Task objective:
Leave out the pictures, and retype only the lines from the beginning of the material through the line that contains "import numpy as np", including both.

Record list:
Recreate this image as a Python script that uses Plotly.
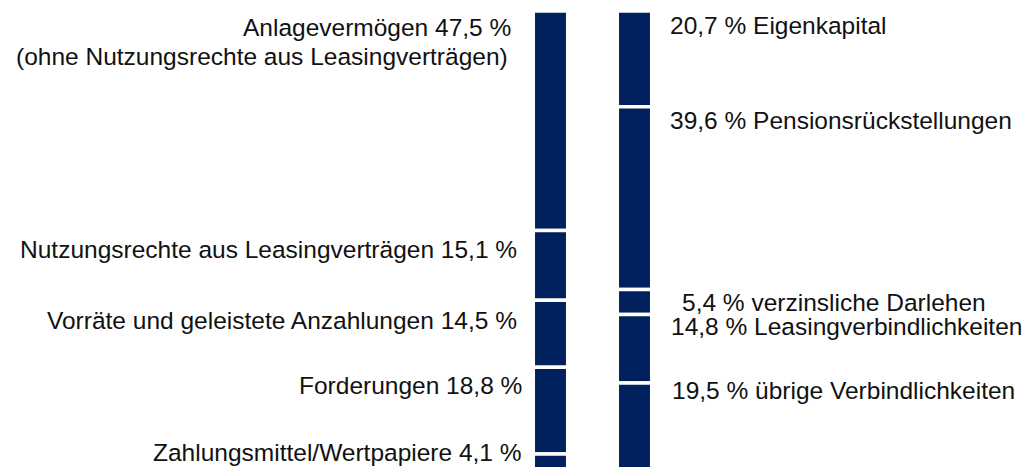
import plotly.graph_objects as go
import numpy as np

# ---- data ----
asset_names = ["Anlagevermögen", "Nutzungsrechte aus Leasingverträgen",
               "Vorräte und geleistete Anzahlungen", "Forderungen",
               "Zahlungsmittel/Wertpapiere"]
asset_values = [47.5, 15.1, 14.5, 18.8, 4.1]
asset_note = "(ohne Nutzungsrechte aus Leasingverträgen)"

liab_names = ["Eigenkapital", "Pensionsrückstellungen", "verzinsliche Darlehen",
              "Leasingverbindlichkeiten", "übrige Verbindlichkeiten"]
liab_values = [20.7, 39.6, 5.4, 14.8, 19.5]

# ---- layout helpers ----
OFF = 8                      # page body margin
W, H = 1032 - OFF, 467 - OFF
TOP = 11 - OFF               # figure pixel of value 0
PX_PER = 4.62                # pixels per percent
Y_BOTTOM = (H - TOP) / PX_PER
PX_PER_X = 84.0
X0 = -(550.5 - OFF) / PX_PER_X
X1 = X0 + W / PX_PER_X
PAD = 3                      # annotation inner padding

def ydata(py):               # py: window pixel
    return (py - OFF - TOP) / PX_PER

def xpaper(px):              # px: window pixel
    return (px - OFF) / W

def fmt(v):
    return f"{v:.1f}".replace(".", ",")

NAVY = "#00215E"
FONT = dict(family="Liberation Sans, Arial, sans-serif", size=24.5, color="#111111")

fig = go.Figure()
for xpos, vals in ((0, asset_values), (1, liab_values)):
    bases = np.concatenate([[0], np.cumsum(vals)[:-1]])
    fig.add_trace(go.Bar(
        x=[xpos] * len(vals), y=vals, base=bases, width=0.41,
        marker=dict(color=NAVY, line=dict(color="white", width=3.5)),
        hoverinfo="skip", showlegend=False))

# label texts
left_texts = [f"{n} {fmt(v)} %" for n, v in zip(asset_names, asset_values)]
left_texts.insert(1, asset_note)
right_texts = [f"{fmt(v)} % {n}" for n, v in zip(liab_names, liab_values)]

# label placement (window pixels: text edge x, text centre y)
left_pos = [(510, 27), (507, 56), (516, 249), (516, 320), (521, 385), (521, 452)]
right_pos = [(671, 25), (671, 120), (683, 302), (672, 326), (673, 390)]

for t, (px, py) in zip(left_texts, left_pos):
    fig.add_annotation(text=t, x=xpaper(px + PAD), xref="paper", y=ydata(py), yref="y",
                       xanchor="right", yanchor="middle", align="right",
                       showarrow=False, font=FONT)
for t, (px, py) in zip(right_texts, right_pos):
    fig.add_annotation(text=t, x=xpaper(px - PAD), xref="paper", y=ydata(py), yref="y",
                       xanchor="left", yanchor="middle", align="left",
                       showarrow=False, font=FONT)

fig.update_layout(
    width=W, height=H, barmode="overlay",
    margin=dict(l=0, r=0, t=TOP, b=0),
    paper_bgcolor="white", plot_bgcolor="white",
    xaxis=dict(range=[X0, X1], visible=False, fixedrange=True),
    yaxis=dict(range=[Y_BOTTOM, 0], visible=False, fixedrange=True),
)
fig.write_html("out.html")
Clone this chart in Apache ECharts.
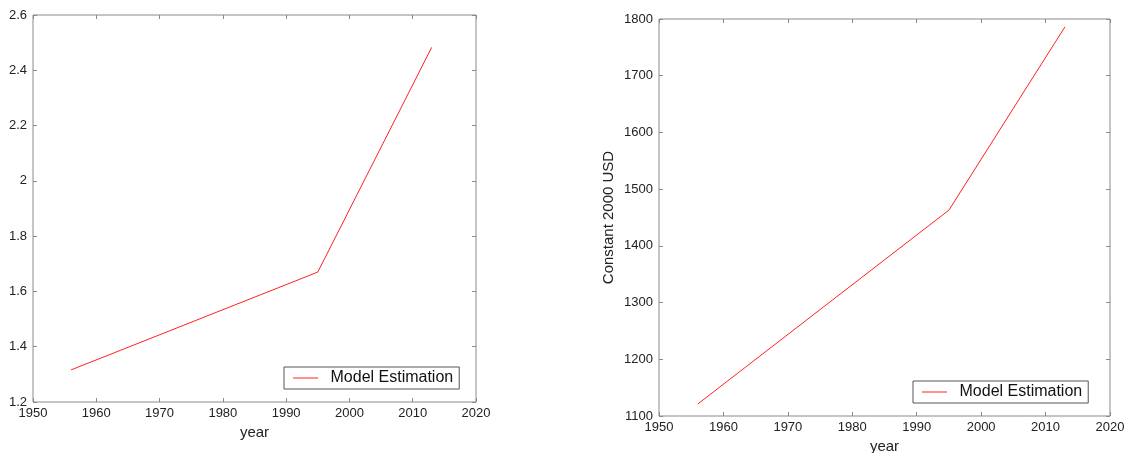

Reply to the task:
Recreate this image as a Python script that uses Plotly.
import plotly.graph_objects as go
import numpy as np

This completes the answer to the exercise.